Friday, February 24, 2006

Ten years of IU's VARIATIONS

After the opening session, we had a coffee break. It is nice to be surrounded by my colleagues in this grand hotel, the Peabody Memphis. The number of past and present students, graduates, and staff from Indiana is astounding. (Although we have a sizable contingent from the Library of Congress).

I attended the Information Sharing Subcommittee business meeting where we talked about next year's programs and ways to collaborate with other groups.

Phil Ponella's talk on the development of VARIATIONS was also illuminating. While a student at Indiana, I was privvy to using the system and reading much of the associated literature. Now that I understand metadata and networked audio better, I have a much greater appreciation of what Indiana has accomplished over the last ten years. Ponella began his talk with a video showing an Italian man talking about how he gained his music degree on the Internet from Indiana, and that he did it from his home in Italy because they had digitized all of their scores and recordings. While far from true, it was a funny and prescient look at what is hoped to be accomplished. Phil brought us our reality check of how far VARIATIONS has actually come--which is still quite considerable.
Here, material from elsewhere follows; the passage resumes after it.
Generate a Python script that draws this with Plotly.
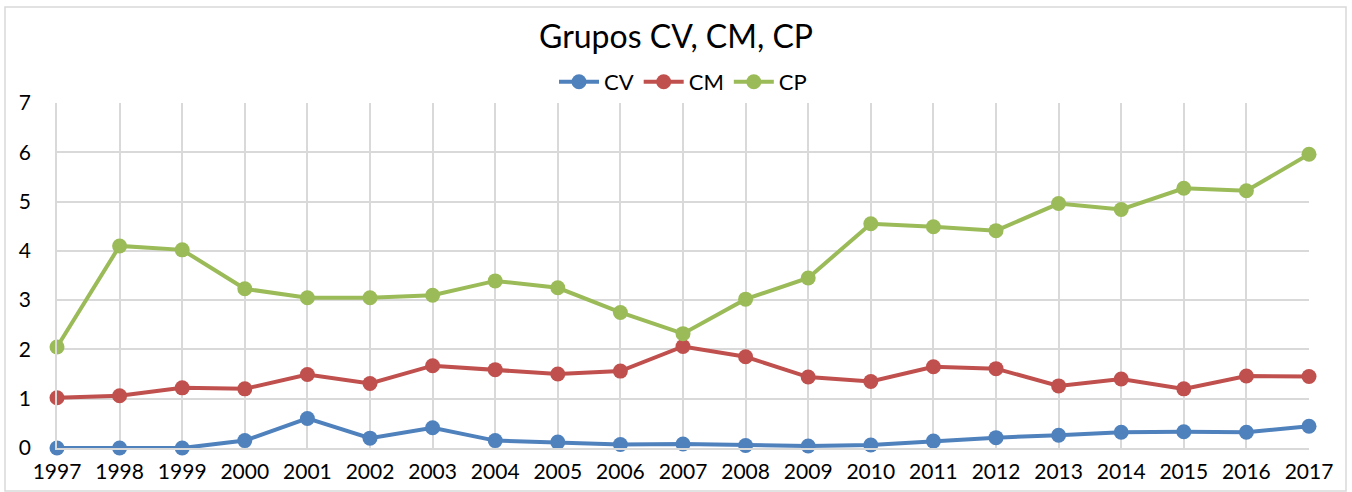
import plotly.graph_objects as go

years = list(range(1997, 2018))
cv = [0.0, 0.0, 0.0, 0.15, 0.60, 0.20, 0.41, 0.15, 0.12, 0.07, 0.08, 0.05, 0.04, 0.06, 0.14, 0.21, 0.26, 0.32, 0.33, 0.32, 0.44]
cm = [1.02, 1.06, 1.22, 1.20, 1.49, 1.31, 1.67, 1.59, 1.50, 1.56, 2.06, 1.85, 1.44, 1.35, 1.65, 1.61, 1.26, 1.40, 1.20, 1.46, 1.45]
cp = [2.05, 4.10, 4.02, 3.23, 3.05, 3.05, 3.10, 3.39, 3.25, 2.75, 2.32, 3.02, 3.45, 4.55, 4.49, 4.41, 4.96, 4.84, 5.27, 5.22, 5.96]

series = [("CV", cv, "#4F81BD"), ("CM", cm, "#C0504D"), ("CP", cp, "#9BBB59")]

fig = go.Figure()
for name, vals, col in series:
    fig.add_trace(go.Scatter(
        x=years, y=vals, name=name, mode="lines+markers",
        line=dict(color=col, width=4),
        marker=dict(color=col, size=15),
        cliponaxis=False,
    ))

W, H = 1352, 492
l, r, t, b = 57, 43, 103, 44
pw, ph = W - l - r, H - t - b

def px_x(x):
    return (x - l) / pw

def px_y(y):
    return (H - b - y) / ph

font = "Lato, 'Open Sans', sans-serif"
fig.update_layout(
    width=W, height=H,
    margin=dict(l=l, r=r, t=t, b=b, autoexpand=False),
    paper_bgcolor="white", plot_bgcolor="white",
    font=dict(family=font, color="#000000", size=20),
    title=dict(text="Grupos CV, CM, CP", x=0.5, xanchor="center",
               y=1 - 37 / H, yanchor="middle", font=dict(size=32, family=font)),
    legend=dict(orientation="h", x=0.5, xanchor="center", y=px_y(82), yanchor="middle",
                font=dict(size=22), itemwidth=40, tracegroupgap=0, bgcolor="rgba(0,0,0,0)"),
    showlegend=True,
    xaxis=dict(range=[1997, 2017], tickmode="array", tickvals=years,
               ticktext=[str(y) for y in years], showgrid=True, gridcolor="#D9D9D9",
               gridwidth=1.5, zeroline=False, showline=True, linecolor="#D9D9D9",
               linewidth=1.5, ticks="", tickfont=dict(size=21), automargin=False,
               ticklabelstandoff=4),
    yaxis=dict(range=[0, 7], dtick=1, showgrid=True, gridcolor="#D9D9D9", gridwidth=1.5,
               zeroline=False, showline=True, linecolor="#D9D9D9", linewidth=1.5,
               ticks="", tickfont=dict(size=21), automargin=False,
               ticklabelstandoff=20),
    shapes=[dict(type="rect", xref="paper", yref="paper",
                 x0=px_x(5), x1=px_x(1346), y0=px_y(491), y1=px_y(7),
                 line=dict(color="#D9D9D9", width=1.5), layer="below")],
)
fig.write_html("out.html", config={"displayModeBar": False},
               post_script="document.body.style.margin='0';document.body.style.overflow='hidden';")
I was most impressed to learn to the extent to which pedagogical tools have been developed for the VARIATIONS (currently VARIATIONS 3) system.

Some of these include:
1) Bookmarks (within audio)
2) Visual Analysis
3) Playlists
4) Score Annotations
5) "Drop the needle" tests
6) Synchronization of audio with scrolling score pages
7) Access control (by means of authentication)
8) Compatibility with Macs.

He talked about the history of the project, a little bit about the technology used, and where the third version of VARIATIONS is going. They are going to be developed a system that can be adopted by other educational institutions. Some of their current test bed partners include New England Conservatory, Ohio State University, and the Tri-College Consortium. They are also partnering with content providers, such as the record label New World Records (who has the Database of Recorded American Music). I think this is a wise move, because projects of this scale need partners of various sizes to create systems that work beyond the developing institution.